Vietnam’s long coastline makes it prone to destructive tropical storms. Natural disasters such as floods and landslides triggered by storms killed 389 people in the country last year.
At least 19 people were killed by a tropical storm last week in the southern resort city of Nha Trang.
“(Usagi) will start hitting our operational oil and gas blocks off the central and southern coast and all units must keep vigilant as the storm develops,” state-run Vietnam Oil and Gas Group, known as PetroVietnam, said in a statement on Friday.
With sustained wind speeds of up to 100 kph, the storm will dump up to 500 millimeters of rain in coastal areas stretching from the central city of Hue, to the southern province of Binh Thuan and the Central Highlands, the National Center for Hydro-Meteorological Forecasting said on Friday.
The Central Highlands is Vietnam’s largest coffee growing area, where the harvest of the 2018/19 crop year is under way.

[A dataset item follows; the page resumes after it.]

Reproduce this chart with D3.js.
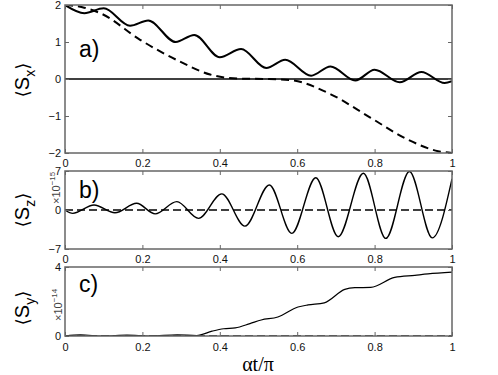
<!DOCTYPE html>
<html>
<head>
<meta charset="utf-8">
<script src="https://cdn.jsdelivr.net/npm/d3@7"></script>
<style>
  body { margin: 0; background: #fff; }
</style>
</head>
<body>
<svg id="chart" width="498" height="375" font-family="Liberation Sans, Arial, sans-serif"></svg>
<script>
// x ticks shared by every panel
const xTicks = [0, 0.2, 0.4, 0.6, 0.8, 1];

// panel a) <Sx>
const sxSolidT = [0, 0.05, 0.10, 0.168, 0.215, 0.286, 0.334, 0.40, 0.455, 0.52, 0.569, 0.636, 0.686, 0.75, 0.80, 0.865, 0.921, 0.981, 1.0];
const sxSolidV = [2.0, 1.78, 1.91, 1.44, 1.58, 1.0, 1.19, 0.59, 0.81, 0.30, 0.52, 0.09, 0.34, -0.04, 0.25, -0.09, 0.19, -0.11, -0.06];
const sxDashT = [0, 0.045, 0.095, 0.194, 0.297, 0.375, 0.45, 0.52, 0.584, 0.688, 0.79, 0.886, 0.964, 1.0];
const sxDashV = [2.0, 1.94, 1.76, 1.06, 0.47, 0.12, 0.01, 0.0, -0.03, -0.42, -1.05, -1.64, -1.95, -2.0];
const sxTicks = [-2, -1, 0, 1, 2];

// panel b) <Sz>, units of 1e-15
const szT = [0, 0.02, 0.075, 0.129, 0.185, 0.233, 0.289, 0.345, 0.405, 0.465, 0.528, 0.586, 0.648, 0.706, 0.771, 0.829, 0.89, 0.949, 1.0];
const szV = [0, -0.6, 0.9, -0.5, 1.2, -0.7, 1.5, -1.5, 2.9, -2.9, 4.5, -4.2, 5.8, -4.8, 6.6, -5.1, 6.9, -5.0, 5.6];
const szTicks = [-7, 0, 7];

// panel c) <Sy>, units of 1e-14
const syT = [0, 0.04, 0.1, 0.16, 0.22, 0.29, 0.34, 0.38, 0.41, 0.44, 0.478, 0.507, 0.55, 0.602, 0.628, 0.67, 0.723, 0.749, 0.79, 0.852, 0.904, 0.938, 1.0];
const syV = [0, 0.06, 0.0, 0.05, 0.0, 0.07, 0.03, 0.28, 0.42, 0.47, 0.72, 0.93, 1.1, 1.68, 1.8, 1.92, 2.7, 2.8, 2.82, 3.4, 3.52, 3.6, 3.7];
const syTicks = [0, 4];

const svg = d3.select('#chart');
const X_LEFT = 65, X_RIGHT = 452;
const COLOR_FRAME = '#666';
const SANS = 'Liberation Sans, Arial, sans-serif';

const x = d3.scaleLinear().domain([0, 1]).range([X_LEFT, X_RIGHT]);

function zip(ts, vs) {
    return ts.map((t, i) => ({ t: t, v: vs[i] }));
}

function panel(id, top, bottom, domain, yTicks, series, opts) {
    const y = d3.scaleLinear().domain(domain).range([bottom, top]);
    const g = svg.append('g');

    g.append('clipPath').attr('id', 'clip-' + id)
        .append('rect')
        .attr('x', X_LEFT).attr('y', top)
        .attr('width', X_RIGHT - X_LEFT).attr('height', bottom - top);

    const line = d3.line()
        .x(d => x(d.t))
        .y(d => y(d.v))
        .curve(d3.curveMonotoneX);

    // zero line in panel a
    if (opts.zeroLine) {
        g.append('line')
            .attr('x1', X_LEFT).attr('x2', X_RIGHT)
            .attr('y1', y(0)).attr('y2', y(0))
            .attr('stroke', '#000').attr('stroke-width', 1.3);
    }

    series.forEach(s => {
        g.append('path')
            .datum(s.data)
            .attr('d', line)
            .attr('fill', 'none')
            .attr('stroke', '#000')
            .attr('stroke-width', s.width)
            .attr('stroke-dasharray', s.dash || null)
            .attr('clip-path', 'url(#clip-' + id + ')');
    });

    // axes, ticks pointing inward like matlab
    const bottomAxis = d3.axisBottom(x).tickValues(xTicks).tickSize(-4).tickPadding(opts.xPad)
        .tickFormat(d => d === 0 || d === 1 ? d3.format('d')(d) : d3.format('.1f')(d));
    const topAxis = d3.axisTop(x).tickValues(xTicks).tickSize(-4).tickFormat('');
    const leftAxis = d3.axisLeft(y).tickValues(yTicks).tickSize(-4).tickPadding(4)
        .tickFormat(d => d < 0 ? '\u2212' + Math.abs(d) : d);
    const rightAxis = d3.axisRight(y).tickValues(yTicks).tickSize(-4).tickFormat('');

    const axes = [
        [bottomAxis, 'translate(0,' + bottom + ')'],
        [topAxis, 'translate(0,' + top + ')'],
        [leftAxis, 'translate(' + X_LEFT + ',0)'],
        [rightAxis, 'translate(' + X_RIGHT + ',0)']
    ];
    axes.forEach(a => {
        const ag = g.append('g').attr('transform', a[1]).call(a[0])
            .attr('font-family', SANS).attr('font-size', 11);
        ag.select('.domain').remove();
        ag.selectAll('.tick line').attr('stroke', COLOR_FRAME).attr('stroke-width', 1);
        ag.selectAll('.tick text').attr('fill', '#111');
    });

    g.append('rect')
        .attr('x', X_LEFT).attr('y', top)
        .attr('width', X_RIGHT - X_LEFT).attr('height', bottom - top)
        .attr('fill', 'none').attr('stroke', COLOR_FRAME).attr('stroke-width', 1.5);

    // panel letter
    g.append('text')
        .attr('x', 79).attr('y', opts.letterY)
        .attr('font-size', 23).attr('fill', '#000')
        .text(opts.letter);

    // y label <S_k>
    const yl = g.append('text')
        .attr('transform', 'translate(29,' + opts.labelY + ') rotate(-90)')
        .attr('text-anchor', 'middle')
        .attr('font-size', 20).attr('fill', '#000');
    yl.append('tspan').attr('font-family', 'DejaVu Sans, sans-serif').attr('font-size', 18).text('\u27E8');
    yl.append('tspan').text('S');
    yl.append('tspan').attr('dy', 6).attr('font-size', 14).text(opts.sub);
    yl.append('tspan').attr('dy', -6).attr('font-family', 'DejaVu Sans, sans-serif').attr('font-size', 18).text('\u27E9');

    // exponent
    if (opts.exp) {
        const ex = g.append('text')
            .attr('transform', 'translate(' + opts.exp.x + ',' + opts.exp.y + ') rotate(-90)')
            .attr('font-size', 11).attr('fill', '#444');
        ex.append('tspan').text('\u00D710');
        ex.append('tspan').attr('dy', -5).attr('font-size', 8).text(opts.exp.text);
    }
    return y;
}

panel('a', 5, 153, [-2, 2], sxTicks, [
    { data: zip(sxSolidT, sxSolidV), width: 2 },
    { data: zip(sxDashT, sxDashV), width: 2, dash: '8,5' }
], { zeroLine: true, xPad: 6, letter: 'a)', letterY: 57, labelY: 80, sub: 'x' });

panel('b', 171, 249, [-7, 7], szTicks, [
    { data: zip(szT, szV), width: 1.4 },
    { data: zip([0, 1], [0, 0]), width: 1.5, dash: '8,4' }
], { xPad: 6.5, letter: 'b)', letterY: 198, labelY: 210, sub: 'z',
     exp: { x: 60, y: 204, text: '\u221215' } });

panel('c', 267, 336, [0, 4], syTicks, [
    { data: zip(syT, syV), width: 1.2 },
    { data: zip([0, 1], [0, 0]), width: 1.5, dash: '8,4' }
], { xPad: 7.5, letter: 'c)', letterY: 292, labelY: 308, sub: 'y',
     exp: { x: 62, y: 321, text: '\u221214' } });

svg.append('text')
    .attr('x', 258).attr('y', 371)
    .attr('text-anchor', 'middle')
    .attr('font-family', 'Liberation Serif, Times New Roman, serif')
    .attr('font-size', 20).attr('fill', '#000')
    .text('\u03B1t/\u03C0');
</script>
</body>
</html>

“We are concerned that the heavy rains triggered by the storm will disrupt the coffee harvest,” said Nguyen Viet Vinh, General Secretary of the Vietnam Coffee and Cocoa Association.
Traders estimate that farmers have harvested nearly 40 percent of the beans and that the harvest will end in late December.
Vietnam’s government said on Friday it had ordered local authorities to get ready to evacuate people from areas prone to floods and landslides and instructed boats to find shelter.
Usagi, known in Vietnam as Storm No. 9, is forecast to weaken to a tropical low pressure system as it hits the southeastern coast of Vietnam on Saturday night, with sustained wind speeds of 60 kph, the meteorological agency said.